Wir haben, was den Herrn Vorsitzenden der Opposition anging, die gleichen Töne auch in der gleichen Art vorgebracht gehört, und wir haben vom Herrn Kollegen Leicht die gleiche Schwarzmalerei gehört, mit der Sie am Schluß des Wahlkampfes die Zeitungsseiten überschwemmten. Das hat bei uns nichts bewirkt, und das hat — was uns noch viel froher stimmt — beim deutschen Wähler nichts bewirkt. Deswegen unser Rat
— Herr Kollege Wehner, Sie greifen mir vor —: machen Sie so weiter, dann wird unsere Mehrheit noch
größer, und Sie werden noch etwas kleiner werden.
Zum Schluß! Der Herr Bundesminister der Finanzen Helmut Schmidt hat uns wissen lassen, daß er sowohl im Haushaltsausschuß als auch im Plenum des Deutschen Bundestages in der nächsten Woche zum Haushaltsplan 1972 Stellung zu nehmen beabsichtigt. Das wird noch manche Klärung bringen, insbesondere, Herr Kollege Leicht, in der sachlichen ruhigen Atmosphäre des Ausschusses, dem, wenn Sie ihm wieder vorsitzen werden, immer ein ganz anderer Leicht vorsitzt, als ich ihn im Wahlkämpfer wiederentdeckt habe. Da herrscht Ruhe und Sachlichkeit und Gelassenheit, und das wird unseren Beratungen guttun.
Dem Bundesminister der Finanzen Helmut Schmidt wünscht bei dieser Gelegenheit die SPD-Fraktion Glück in seinem Wirken, bietet ihm jede Unterstützung an und möchte den Wunsch an ihn richten, daß er sich mit seinen Kabinettskollegen darum bemüht, daß wir den Bundeshaushalt 1973 frühzeitig zur Verfügung haben, damit er entsprechend frühzeitig verabschiedet werden kann.

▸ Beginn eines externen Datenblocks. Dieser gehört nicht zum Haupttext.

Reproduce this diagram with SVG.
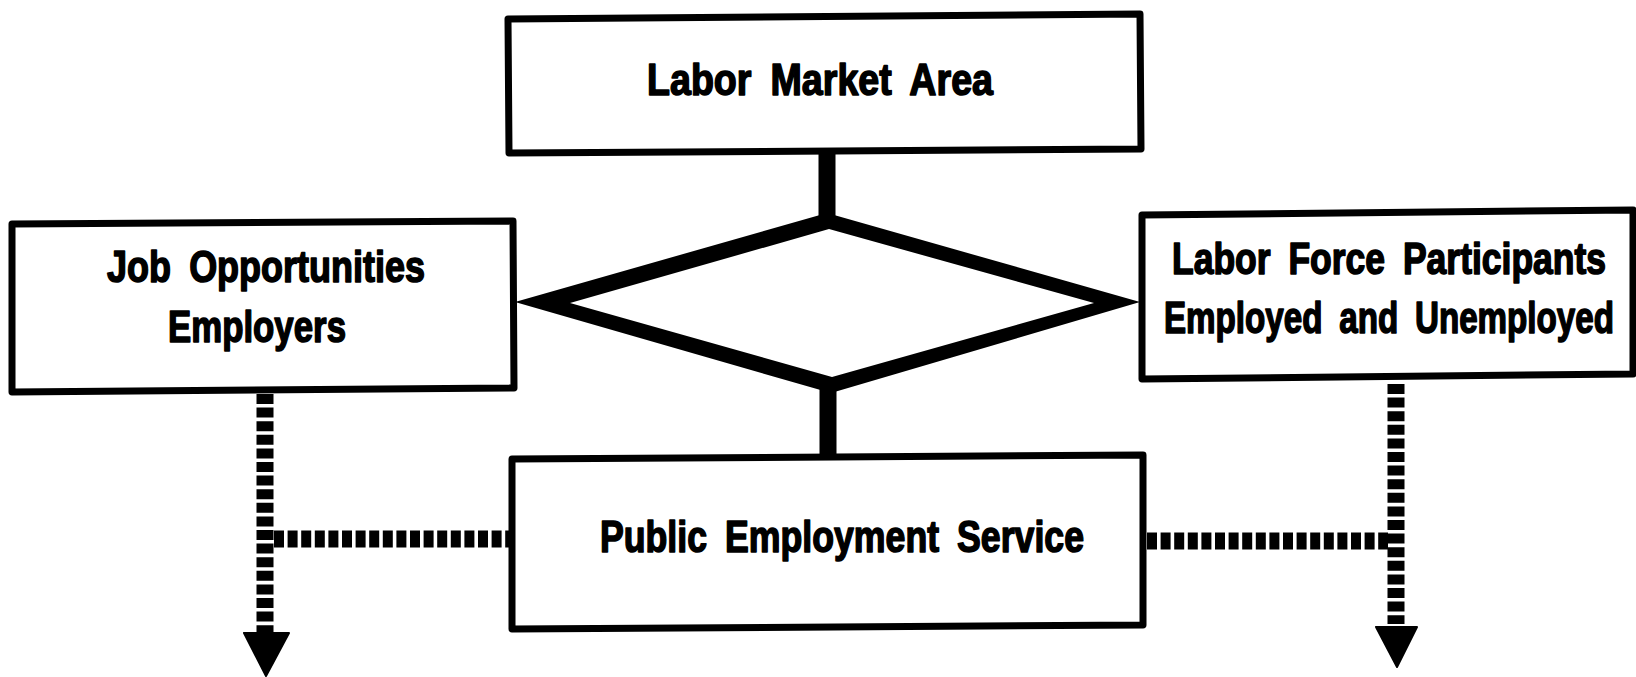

Nun hoffe ich, daß wir in der nächsten Woche Einmütigkeit bei der Abstimmung über den Bundeshaushalt 1972 haben. Wir jedenfalls werden ihm zustimmen. Von den Kollegen der FDP-Fraktion erwarte ich das auch. Bleiben also nur noch Sie eventuell übrig, aber das können Sie sich ja noch überlegen.